Tip #2: Define your dream date by describing him or her in your profile
Louis, 38, of Washington, D.C., recently plunged into online dating, setting his sights on D.C.-area women who were at least 5'6" and over age 35, with no upper age limit. Under “interests” and other descriptors of his perfect woman, he checked “Any.” Not surprisingly, Louis was flooded with many, many responses. The fix? Figure out exactly what you’re looking for rather than leaving those fields open. Be specific about your key needs, both when writing your profile and responding to others you’ve perused online. Still suffering from being overwhelmed with attention online? Use a keyword search to further narrow the field to people who share specific values or interests. If you’re Christian and it’s important to you to meet another person who shares your faith, search by that word; if you spend every possible free moment at art galleries, plug in words like “art” and “museum” when searching. The fact that you might at some time be willing to go wakeboarding or climb Mt. Everest with the love of your life really shouldn’t factor in at this stage of the game.

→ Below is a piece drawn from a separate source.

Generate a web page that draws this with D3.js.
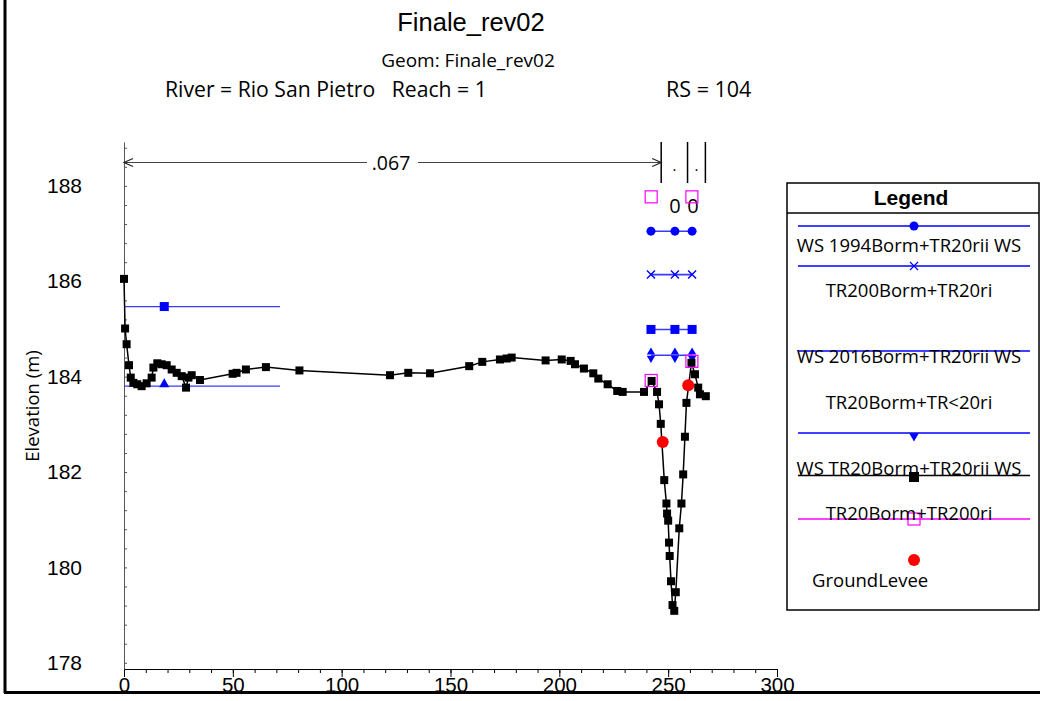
<!DOCTYPE html>
<html><head><meta charset="utf-8">
<script src="https://cdn.jsdelivr.net/npm/d3@7"></script>
<style>body{margin:0;background:#fff}svg{display:block}</style>
</head><body>
<svg id="c" width="1040" height="701"></svg>
<script>
// ---- data ----
const groundX = [0,0.5,1.2,2.3,3.1,4.3,6.1,8.1,10.4,12.7,13.5,15.3,17.3,19.6,21.9,24.2,26.5,28.5,29.6,31.1,34.9,49.9,51.7,56,65.2,80.6,122.2,130.6,140.6,158.6,164.6,172.7,175.8,178.1,193.7,201.1,205.2,207.2,211.3,215.6,217.9,222.2,226.6,229.1,238.9,242.4,244.9,245.8,246.6,248.2,249.2,249.5,250.0,250.4,250.7,251.3,252.0,252.8,253.5,255.1,256.1,256.9,257.7,258.4,260.7,262.3,263.8,264.6,267.3];
const groundY = [186.05,185.01,184.68,184.24,183.98,183.87,183.84,183.80,183.86,183.98,184.19,184.28,184.26,184.24,184.15,184.08,184.01,183.77,183.98,184.03,183.93,184.06,184.08,184.15,184.20,184.13,184.03,184.08,184.07,184.22,184.31,184.36,184.38,184.40,184.34,184.36,184.33,184.26,184.17,184.07,183.96,183.84,183.70,183.68,183.68,183.91,183.68,183.42,183.01,181.83,181.34,181.13,180.98,180.52,180.24,179.71,179.21,179.09,179.48,180.82,181.34,181.95,182.74,183.45,184.29,184.05,183.77,183.63,183.59];
const channelX = [242.1, 253.1, 261.0];
const ws1994 = 187.05;   // circles
const ws200 = 186.14;    // x marks
const ws2016 = 184.99;   // squares
const wsTR20 = 184.45;   // triangles
const leftX = [0, 71.7];
const leftSquareX = 18.5, leftSquareWS = 185.47;
const leftTriX = 18.5, leftTriWS = 183.80;
const pinkX = [242.2, 260.9];
const pinkY = [183.92, 184.32];
const pinkTopY = [187.77, 187.77];
const leveeX = [247.5, 259.2];
const leveeY = [182.63, 183.82];
const nBars = [0, 246.8, 258.9, 267.1];
const xTicks = [0,50,100,150,200,250,300];
const yTicks = [178,180,182,184,186,188];
const legendLabels = ["WS 1994Borm+TR20rii WS","TR200Borm+TR20ri","WS 2016Borm+TR20rii WS","TR20Borm+TR<20ri","WS TR20Borm+TR20rii WS","TR20Borm+TR200ri","GroundLevee"];

// ---- scales ----
const svg = d3.select("#c");
const x = d3.scaleLinear().domain([0,300]).range([124,777]);
const y = d3.scaleLinear().domain([177.87,188.92]).range([669,142]);
const blue = "#0000ff";
const SANS = "Open Sans, sans-serif";

// frame
svg.append("line").attr("x1",5).attr("x2",5).attr("y1",0).attr("y2",693).attr("stroke","#000").attr("stroke-width",3);
svg.append("line").attr("x1",4).attr("x2",1040).attr("y1",692.5).attr("y2",692.5).attr("stroke","#000").attr("stroke-width",3);

// titles
const T = (t,xx,yy,size,fam,anchor="middle",weight="normal")=>svg.append("text").attr("x",xx).attr("y",yy).attr("font-size",size).attr("font-family",fam).attr("text-anchor",anchor).attr("font-weight",weight).text(t);
T("Finale_rev02",471,31,25.5,"Liberation Sans, Arial");
T("Geom: Finale_rev02",468,67,19,SANS);
T("River = Rio San Pietro   Reach = 1",165,97,21.2,SANS,"start").style("white-space","pre");
T("RS = 104",666,97,21.5,SANS,"start");

// axes
const gx = svg.append("g").attr("transform","translate(0,669)");
gx.call(d3.axisBottom(x).tickValues(xTicks).tickSize(8).tickSizeOuter(0).tickPadding(3));
gx.append("g").call(d3.axisBottom(x).tickValues(d3.range(10,300,10)).tickSize(4).tickFormat("")).select(".domain").remove();
gx.selectAll("text").attr("font-size",20.5).attr("font-family","Liberation Sans, Arial").attr("fill","#000").attr("dy","0.72em").attr("y",8.5);
gx.selectAll("path,line").attr("stroke","#000");

const gy = svg.append("g").attr("transform","translate(124,0)");
gy.call(d3.axisLeft(y).tickValues(yTicks).tickSize(0).tickSizeOuter(0).tickPadding(42).tickFormat(d3.format("d")));
gy.append("g").call(d3.axisRight(y).tickValues(d3.range(178,189,0.4)).tickSize(3).tickFormat("")).select(".domain").remove();
gy.selectAll("text").attr("font-size",21).attr("font-family","Liberation Sans, Arial").attr("fill","#000");
gy.selectAll("path,line").attr("stroke","#555");
svg.append("text").attr("transform","translate(39,406) rotate(-90)").attr("text-anchor","middle").attr("font-size",18.5).attr("font-family",SANS).text("Elevation (m)");

// Manning's n annotation
const nTop = 142, nBot = 183, nY = 162.5;
nBars.slice(1).forEach(v=>svg.append("line").attr("x1",x(v)).attr("x2",x(v)).attr("y1",nTop).attr("y2",nBot).attr("stroke","#000").attr("stroke-width",1.5));
svg.append("line").attr("x1",x(nBars[0])).attr("x2",367).attr("y1",nY).attr("y2",nY).attr("stroke","#444").attr("stroke-width",1.2);
svg.append("line").attr("x1",418).attr("x2",x(nBars[1])).attr("y1",nY).attr("y2",nY).attr("stroke","#444").attr("stroke-width",1.2);
const ah = (xx,dir)=>svg.append("path").attr("d",`M${xx+dir*9},${nY-4}L${xx},${nY}L${xx+dir*9},${nY+4}`).attr("fill","none").attr("stroke","#222").attr("stroke-width",1.2);
ah(x(nBars[0]),1); ah(x(nBars[1]),-1);
T(".067",391,170,19.5,SANS);
T(".",(x(nBars[1])+x(nBars[2]))/2,171,15,SANS);
T(".",(x(nBars[2])+x(nBars[3]))/2,171,15,SANS);
T("0",675,213,20,SANS);
T("0",693,213,20,SANS);

// left overbank WS lines
[leftSquareWS,leftTriWS].forEach(w=>svg.append("line").attr("x1",x(leftX[0])).attr("x2",x(leftX[1])).attr("y1",y(w)).attr("y2",y(w)).attr("stroke","#3a3aff").attr("stroke-width",1.3));
svg.append("rect").attr("x",x(leftSquareX)-4.5).attr("y",y(leftSquareWS)-4.5).attr("width",9).attr("height",9).attr("fill",blue);
svg.append("path").attr("d",d3.symbol(d3.symbolTriangle,45)()).attr("transform",`translate(${x(leftTriX)},${y(leftTriWS)-2})`).attr("fill",blue);

// channel WS lines
[ws1994,ws200,ws2016,wsTR20].forEach(w=>svg.append("line").attr("x1",x(channelX[0])).attr("x2",x(channelX[2])).attr("y1",y(w)).attr("y2",y(w)).attr("stroke","#3a3aff").attr("stroke-width",1.6));
channelX.forEach(cx=>{
  svg.append("circle").attr("cx",x(cx)).attr("cy",y(ws1994)).attr("r",4.5).attr("fill",blue);
  svg.append("path").attr("d",`M${x(cx)-4},${y(ws200)-4}L${x(cx)+4},${y(ws200)+4}M${x(cx)-4},${y(ws200)+4}L${x(cx)+4},${y(ws200)-4}`).attr("stroke",blue).attr("stroke-width",1.4);
  svg.append("rect").attr("x",x(cx)-4.5).attr("y",y(ws2016)-4.5).attr("width",9).attr("height",9).attr("fill",blue);
  svg.append("path").attr("d",d3.symbol(d3.symbolTriangle,30)()).attr("transform",`translate(${x(cx)},${y(wsTR20)-3})`).attr("fill",blue);
  svg.append("path").attr("d",d3.symbol(d3.symbolTriangle,30)()).attr("transform",`translate(${x(cx)},${y(wsTR20)+3}) rotate(180)`).attr("fill",blue);
});

// ground
const pts = groundX.map((v,i)=>[v,groundY[i]]);
svg.append("path").datum(pts).attr("d",d3.line().x(d=>x(d[0])).y(d=>y(d[1]))).attr("fill","none").attr("stroke","#000").attr("stroke-width",1.5);
svg.append("g").selectAll("rect").data(pts).join("rect").attr("x",d=>x(d[0])-4).attr("y",d=>y(d[1])-4).attr("width",8).attr("height",8).attr("fill","#000");

// pink squares
pinkX.forEach((px,i)=>{
  [pinkY[i],pinkTopY[i]].forEach(py=>svg.append("rect").attr("x",x(px)-6).attr("y",y(py)-6).attr("width",12).attr("height",12).attr("fill","none").attr("stroke","#ff00ff").attr("stroke-width",1.2));
});
// levee
leveeX.forEach((lx,i)=>svg.append("circle").attr("cx",x(lx)).attr("cy",y(leveeY[i])).attr("r",6).attr("fill","#ff0000"));

// legend
const L = svg.append("g");
L.append("rect").attr("x",787).attr("y",183).attr("width",252).attr("height",427).attr("fill","none").attr("stroke","#000").attr("stroke-width",1.5);
L.append("line").attr("x1",787).attr("x2",1039).attr("y1",213).attr("y2",213).attr("stroke","#000").attr("stroke-width",1.5);
L.append("text").attr("x",911).attr("y",205).attr("text-anchor","middle").attr("font-size",21).attr("font-weight","bold").attr("font-family","Liberation Sans, Arial").text("Legend");
const lx1=798,lx2=1030,mx=914;
const lline=(yy,col)=>L.append("line").attr("x1",lx1).attr("x2",lx2).attr("y1",yy).attr("y2",yy).attr("stroke",col).attr("stroke-width",1.3);
lline(226,blue); L.append("circle").attr("cx",mx).attr("cy",226).attr("r",4.5).attr("fill",blue);
lline(266,blue); L.append("path").attr("d",`M${mx-4},${262}L${mx+4},${270}M${mx-4},${270}L${mx+4},${262}`).attr("stroke",blue).attr("stroke-width",1.2);
lline(351,blue);
lline(433,blue); L.append("path").attr("d",d3.symbol(d3.symbolTriangle,40)()).attr("transform",`translate(${mx},${436}) rotate(180)`).attr("fill",blue);
lline(475.5,"#000"); L.append("rect").attr("x",mx-5).attr("y",472).attr("width",10).attr("height",10).attr("fill","#000");
lline(519,"#ff00ff"); L.append("rect").attr("x",mx-6).attr("y",513).attr("width",12).attr("height",12).attr("fill","none").attr("stroke","#ff00ff").attr("stroke-width",1.2);
L.append("circle").attr("cx",mx).attr("cy",560).attr("r",6).attr("fill","#ff0000");
const ly = [252,297,363,409,475,520,587];
legendLabels.forEach((t,i)=>{
  const tx = i===6 ? 812 : 909;
  L.append("text").attr("x",tx).attr("y",ly[i]).attr("text-anchor",i===6?"start":"middle").attr("font-size",18.5).attr("font-family",SANS).text(t);
});
</script>
</body></html>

Tip #3: Hone in on people’s usernames, headlines and other user-created copy fields
Even with a strict list of requirements, you could be faced with hundreds of profile matches to weed through, so it helps to have a couple of quick ways to pick out your top contenders. One good way: zero in on the headlines and usernames. “I’m looking for someone with an irreverent sense of humor, who doesn’t take themselves too seriously,” says Tim, 32, of San Diego. “So a clichéd or tired headline like ‘I can’t believe I’m doing this’ or ‘Looking for my soul mate’ doesn’t cut it.”

Tip #4: Do let your eyes lead your search (well, sometimes, anyway!)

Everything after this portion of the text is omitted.